A vast SCADA network—composed of computers, communication pathways, graphical user interfaces and remote intelligent electronic devices—allows CAISO to balance its grid in real time. In addition to allowing grid operators to initiate or update autonomous inverter functions, SCADA systems at PV power plants also ensure accurate settlements. Regardless of whether a PV plant connects at the high-voltage (38 kV–500 kV) transmission or medium-voltage (4 kV–38 kV) distribution level, the interconnecting utility needs to have some communication with and control of the local plant. Power plants that do not meet the grid operator’s SCADA requirements cannot interconnect. Moreover, poorly implemented SCADA solutions and plant controls may not be taking optimal advantage of the grid operator’s price signals.

SCADA Implementation

SCADA and cloud-based monitoring systems are similar in the sense that they both measure and monitor PV system performance variables. What makes SCADA systems unique are their supervisory control capabilities. While grid operators and regulatory entities drive certain SCADA system compliance requirements, other project stakeholders also need insight into PV plant operations. For example, asset managers have a contractual obligation to report plant data to their financial partners and PPA customers. Plant operations managers need plant data to interface with utilities, conduct performance tests and schedule maintenance. O&M providers, meanwhile, must be able to see and respond to alarms and may also need plant data to comply with production or availability guarantees. A successfully implemented SCADA system accounts for the needs of all project stakeholders and eliminates unnecessary duplication where possible.

PLANT CONTROL SYSTEM
The plant-level controller is a key component of a utility SCADA system. The authors of a First Solar white paper about grid-friendly utility-scale PV plants (see Resources) explain: “[The plant-level controller] is designed to regulate real and reactive power from the PV plant, such that it behaves as a single large generator. While the plant is composed of individual small generators (or, more specifically, inverters), the function of the plant controller is to coordinate the power output to provide typical large power plant features such as active power control and voltage regulation.” In First Solar’s plant-level control system, shown in Figure 4, “The plant controller implements plant-level logic and closed-loop control schemes with real-time commands to the inverter to achieve fast and reliable regulation.”

At the plant level, much of the control equipment is housed near the point of interconnection with the utility. In some cases, that equipment is located within a dedicated substation control room; in other cases, it is enclosed in freestanding boxes, installed at ground level or on poles overhead. Depending on the system configuration, the substation has some combination of disconnects, breakers, meters, capacitor and reactor banks, energy storage systems and generator step-up transformers, as well as other components that collect and report component-level data. Typically, dedicated fiber-optic networks originate at the substation and connect to the individual equipment pads.

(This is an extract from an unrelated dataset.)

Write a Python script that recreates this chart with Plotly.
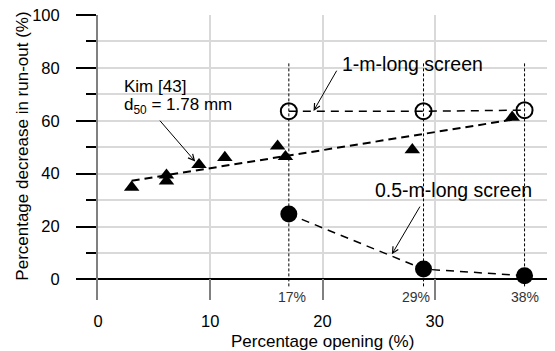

Components and connections can vary significantly at the pad level. In general, some combination of internet-style connections, industrial control connections and intelligent devices measure, translate, package and transmit data collected from the nearby equipment within the array. Data from across the PV power plant’s inverters, tracker controllers, weather stations and other inverter pad equipment, along with data collected at the substation, go to a real-time controller. The real-time controller runs analytical routines on that data to determine what, if any, changes operators need to make in running the plant to stay within the programmed operating limits.

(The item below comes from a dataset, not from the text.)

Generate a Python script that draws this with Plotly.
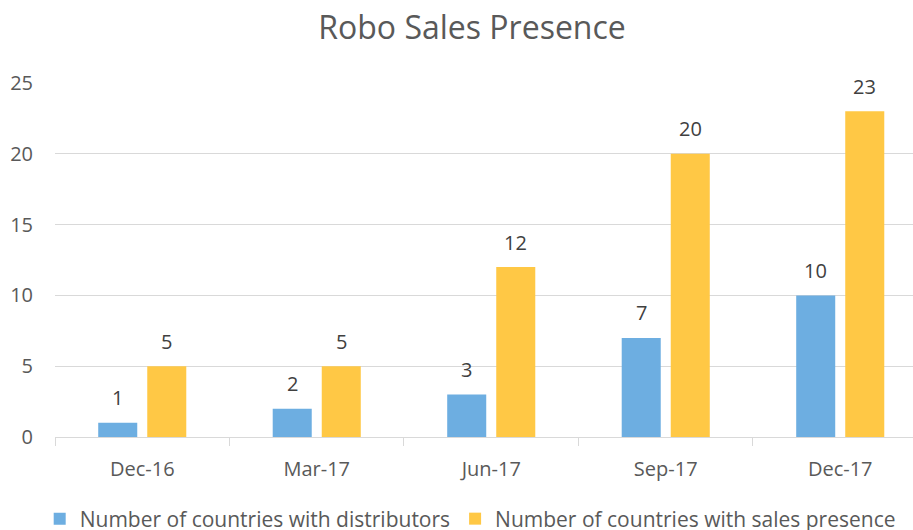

Security. Because the plant controller is connected to the outside world, grid or plant operators, or other parties with secure access, can change the plant operating limits at any time via the human-machine interface (HMI). It is typical for a PV plant to have multiple outside connections to serve multiple stakeholders. Some of the plants we have worked on have as many as five separate internet connections. Regardless of the connection type—which could be fiber-optic cables, copper telephone lines, cellular modems, and microwave or other radio relays—the security of outside connections is a critical concern.

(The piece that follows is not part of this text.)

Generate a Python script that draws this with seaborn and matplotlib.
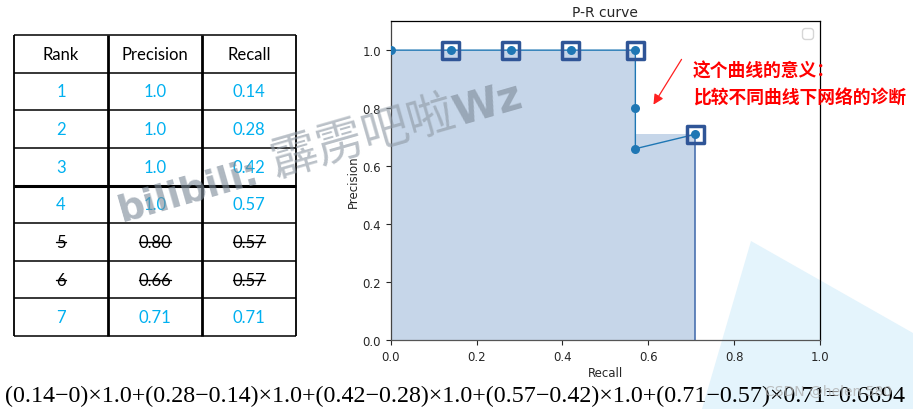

For instance, CAISO has specific security requirements for connections to its dedicated energy control network. While NERC defines many of these requirements, the Federal Energy Regulatory Commission (FERC) oversees it; one of FERC’s mandates is to approve minimum cybersecurity requirements for the bulk power system. Many utilities base their security protocols on CAISO and NERC standards, but nongovernmental parties to the project often have their own security requirements regarding authentication and encryption.

Network design. Understanding how devices within the project site will talk to one another is a significant part of SCADA implementation. As discussed in the article “Commercial PV System Data Monitoring, Part One” (SolarPro, October/November 2011), sites can rely on many different types of network architectures—such as transmission control protocol/internet protocol (TCP/IP), open data protocol, modbus and controller area network bus (CANbus)—as well as different layers of programming abstractions. For example, users interact with SCADA systems via the applications layer; data are packetized at the transport layer; message routing takes place at the internet layer; and physical components connect to one another at the link layer. At utility-scale PV power plants, multiple network types can exist simultaneously, and it is necessary to transfer data between these networks to operate the plant successfully.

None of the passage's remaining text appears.